* _Exercise_: Retype the data exactly, from its first line to the line containing "[4000, 12.0], [4500, 12.3]];", including both, and skip any picture.

* _Supplied material_:
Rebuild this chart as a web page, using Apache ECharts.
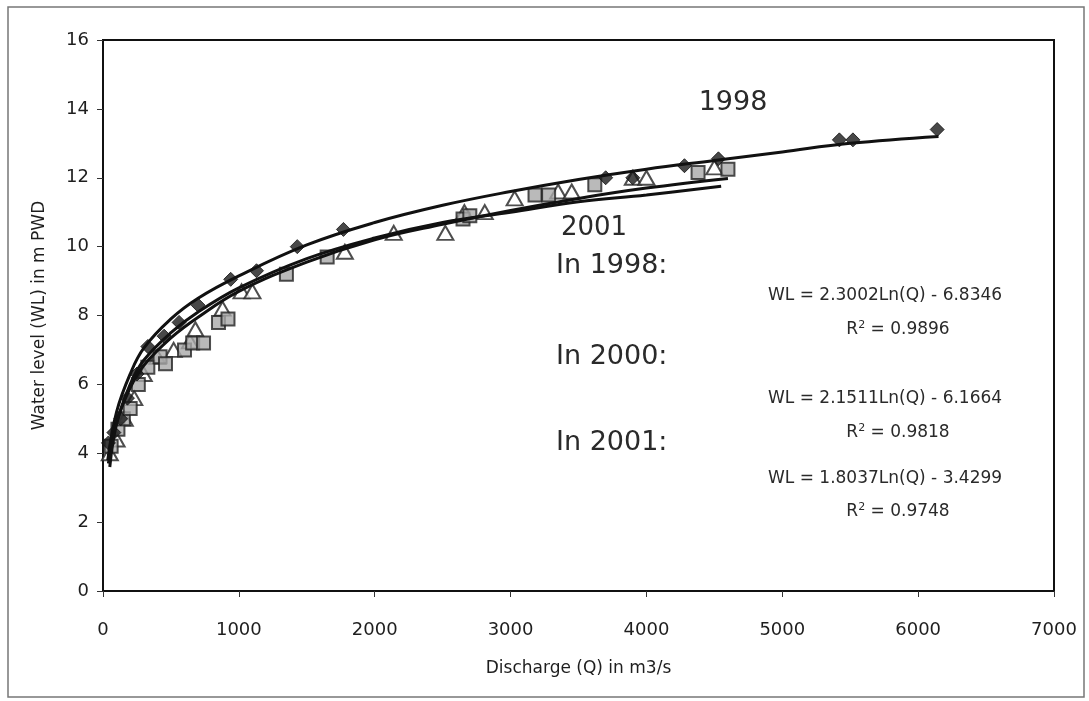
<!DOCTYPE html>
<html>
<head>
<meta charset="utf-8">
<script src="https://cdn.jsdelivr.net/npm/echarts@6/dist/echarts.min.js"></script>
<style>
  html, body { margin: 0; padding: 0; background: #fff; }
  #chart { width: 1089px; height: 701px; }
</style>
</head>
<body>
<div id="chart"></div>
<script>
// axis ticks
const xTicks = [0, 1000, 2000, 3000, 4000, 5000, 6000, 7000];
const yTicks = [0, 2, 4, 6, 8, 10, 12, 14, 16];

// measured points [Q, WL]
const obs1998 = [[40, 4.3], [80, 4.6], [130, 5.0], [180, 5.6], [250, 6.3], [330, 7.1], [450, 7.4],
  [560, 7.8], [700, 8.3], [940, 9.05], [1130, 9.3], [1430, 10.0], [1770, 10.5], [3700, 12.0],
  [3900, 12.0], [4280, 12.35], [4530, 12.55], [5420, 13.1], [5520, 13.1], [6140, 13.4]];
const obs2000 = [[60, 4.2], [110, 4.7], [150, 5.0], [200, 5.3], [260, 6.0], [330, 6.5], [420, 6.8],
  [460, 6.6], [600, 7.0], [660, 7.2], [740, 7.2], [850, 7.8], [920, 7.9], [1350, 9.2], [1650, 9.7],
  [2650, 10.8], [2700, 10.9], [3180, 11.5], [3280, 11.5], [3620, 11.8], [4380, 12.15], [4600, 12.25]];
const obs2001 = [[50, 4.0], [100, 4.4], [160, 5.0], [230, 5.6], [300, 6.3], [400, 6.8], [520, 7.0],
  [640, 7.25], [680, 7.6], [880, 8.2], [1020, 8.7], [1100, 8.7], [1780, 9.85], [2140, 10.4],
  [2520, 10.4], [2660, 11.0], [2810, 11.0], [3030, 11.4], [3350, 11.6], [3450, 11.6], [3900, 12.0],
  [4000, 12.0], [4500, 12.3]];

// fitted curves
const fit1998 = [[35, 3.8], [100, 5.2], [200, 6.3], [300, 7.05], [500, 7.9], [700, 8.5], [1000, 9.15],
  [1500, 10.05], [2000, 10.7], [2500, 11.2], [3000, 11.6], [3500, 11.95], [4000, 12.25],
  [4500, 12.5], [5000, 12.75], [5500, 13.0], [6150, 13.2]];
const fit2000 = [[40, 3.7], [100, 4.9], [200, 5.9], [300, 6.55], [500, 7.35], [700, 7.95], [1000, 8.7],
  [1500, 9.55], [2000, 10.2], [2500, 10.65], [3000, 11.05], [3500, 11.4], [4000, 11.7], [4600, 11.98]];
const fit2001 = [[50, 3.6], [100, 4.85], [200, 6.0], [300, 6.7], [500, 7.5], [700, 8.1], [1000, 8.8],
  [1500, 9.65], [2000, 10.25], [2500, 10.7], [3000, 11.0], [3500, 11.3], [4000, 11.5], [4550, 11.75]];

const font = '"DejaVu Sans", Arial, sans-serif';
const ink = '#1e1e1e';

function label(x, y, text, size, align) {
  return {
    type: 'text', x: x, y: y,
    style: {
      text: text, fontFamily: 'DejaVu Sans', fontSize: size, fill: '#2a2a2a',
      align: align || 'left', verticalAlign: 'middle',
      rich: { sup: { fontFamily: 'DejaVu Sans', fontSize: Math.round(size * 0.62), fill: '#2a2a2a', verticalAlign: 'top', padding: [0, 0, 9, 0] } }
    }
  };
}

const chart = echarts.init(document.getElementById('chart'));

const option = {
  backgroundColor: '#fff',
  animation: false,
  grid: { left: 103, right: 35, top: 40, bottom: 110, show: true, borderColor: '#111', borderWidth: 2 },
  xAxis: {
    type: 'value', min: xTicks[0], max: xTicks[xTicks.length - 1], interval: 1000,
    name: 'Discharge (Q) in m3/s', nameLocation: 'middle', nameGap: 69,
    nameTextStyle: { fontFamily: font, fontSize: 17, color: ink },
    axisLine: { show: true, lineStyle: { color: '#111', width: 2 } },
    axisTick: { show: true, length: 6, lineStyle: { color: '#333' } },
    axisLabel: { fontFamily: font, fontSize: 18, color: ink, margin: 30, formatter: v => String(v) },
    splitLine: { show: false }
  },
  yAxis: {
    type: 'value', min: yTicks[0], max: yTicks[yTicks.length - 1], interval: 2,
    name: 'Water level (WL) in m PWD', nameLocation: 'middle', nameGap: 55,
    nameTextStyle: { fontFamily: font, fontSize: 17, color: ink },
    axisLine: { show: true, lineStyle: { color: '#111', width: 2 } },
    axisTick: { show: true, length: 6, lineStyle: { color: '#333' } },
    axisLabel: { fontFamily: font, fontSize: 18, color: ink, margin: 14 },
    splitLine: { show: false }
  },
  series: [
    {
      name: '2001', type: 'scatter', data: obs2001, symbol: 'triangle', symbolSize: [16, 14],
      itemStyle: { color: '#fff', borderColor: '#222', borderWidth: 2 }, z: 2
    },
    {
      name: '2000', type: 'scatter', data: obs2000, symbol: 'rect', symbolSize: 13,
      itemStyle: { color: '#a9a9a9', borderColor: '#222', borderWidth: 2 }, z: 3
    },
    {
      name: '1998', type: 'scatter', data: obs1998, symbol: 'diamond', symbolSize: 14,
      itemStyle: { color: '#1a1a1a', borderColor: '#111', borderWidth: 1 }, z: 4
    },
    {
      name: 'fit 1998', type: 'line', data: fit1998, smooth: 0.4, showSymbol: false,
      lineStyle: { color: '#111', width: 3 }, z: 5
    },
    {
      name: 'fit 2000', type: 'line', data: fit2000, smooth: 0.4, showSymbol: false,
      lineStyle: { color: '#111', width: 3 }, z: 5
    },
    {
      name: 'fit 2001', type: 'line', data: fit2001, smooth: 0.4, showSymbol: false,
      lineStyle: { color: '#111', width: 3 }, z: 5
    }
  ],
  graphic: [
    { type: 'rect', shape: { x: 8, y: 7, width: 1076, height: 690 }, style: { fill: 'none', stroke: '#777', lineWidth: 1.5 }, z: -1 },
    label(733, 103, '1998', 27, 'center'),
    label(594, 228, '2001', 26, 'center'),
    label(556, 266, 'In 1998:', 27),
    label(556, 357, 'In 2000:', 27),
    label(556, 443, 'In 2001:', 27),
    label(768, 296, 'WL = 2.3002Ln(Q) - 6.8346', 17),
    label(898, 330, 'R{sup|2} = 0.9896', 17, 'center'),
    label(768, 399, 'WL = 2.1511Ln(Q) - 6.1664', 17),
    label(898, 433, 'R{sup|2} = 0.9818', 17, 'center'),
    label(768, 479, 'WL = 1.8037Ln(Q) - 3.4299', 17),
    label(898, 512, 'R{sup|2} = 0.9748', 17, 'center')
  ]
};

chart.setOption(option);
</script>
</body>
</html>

* _Finished answer_:
Rebuild this chart as a web page, using Apache ECharts.
<!DOCTYPE html>
<html>
<head>
<meta charset="utf-8">
<script src="https://cdn.jsdelivr.net/npm/echarts@6/dist/echarts.min.js"></script>
<style>
  html, body { margin: 0; padding: 0; background: #fff; }
  #chart { width: 1089px; height: 701px; }
</style>
</head>
<body>
<div id="chart"></div>
<script>
// axis ticks
const xTicks = [0, 1000, 2000, 3000, 4000, 5000, 6000, 7000];
const yTicks = [0, 2, 4, 6, 8, 10, 12, 14, 16];

// measured points [Q, WL]
const obs1998 = [[40, 4.3], [80, 4.6], [130, 5.0], [180, 5.6], [250, 6.3], [330, 7.1], [450, 7.4],
  [560, 7.8], [700, 8.3], [940, 9.05], [1130, 9.3], [1430, 10.0], [1770, 10.5], [3700, 12.0],
  [3900, 12.0], [4280, 12.35], [4530, 12.55], [5420, 13.1], [5520, 13.1], [6140, 13.4]];
const obs2000 = [[60, 4.2], [110, 4.7], [150, 5.0], [200, 5.3], [260, 6.0], [330, 6.5], [420, 6.8],
  [460, 6.6], [600, 7.0], [660, 7.2], [740, 7.2], [850, 7.8], [920, 7.9], [1350, 9.2], [1650, 9.7],
  [2650, 10.8], [2700, 10.9], [3180, 11.5], [3280, 11.5], [3620, 11.8], [4380, 12.15], [4600, 12.25]];
const obs2001 = [[50, 4.0], [100, 4.4], [160, 5.0], [230, 5.6], [300, 6.3], [400, 6.8], [520, 7.0],
  [640, 7.25], [680, 7.6], [880, 8.2], [1020, 8.7], [1100, 8.7], [1780, 9.85], [2140, 10.4],
  [2520, 10.4], [2660, 11.0], [2810, 11.0], [3030, 11.4], [3350, 11.6], [3450, 11.6], [3900, 12.0],
  [4000, 12.0], [4500, 12.3]];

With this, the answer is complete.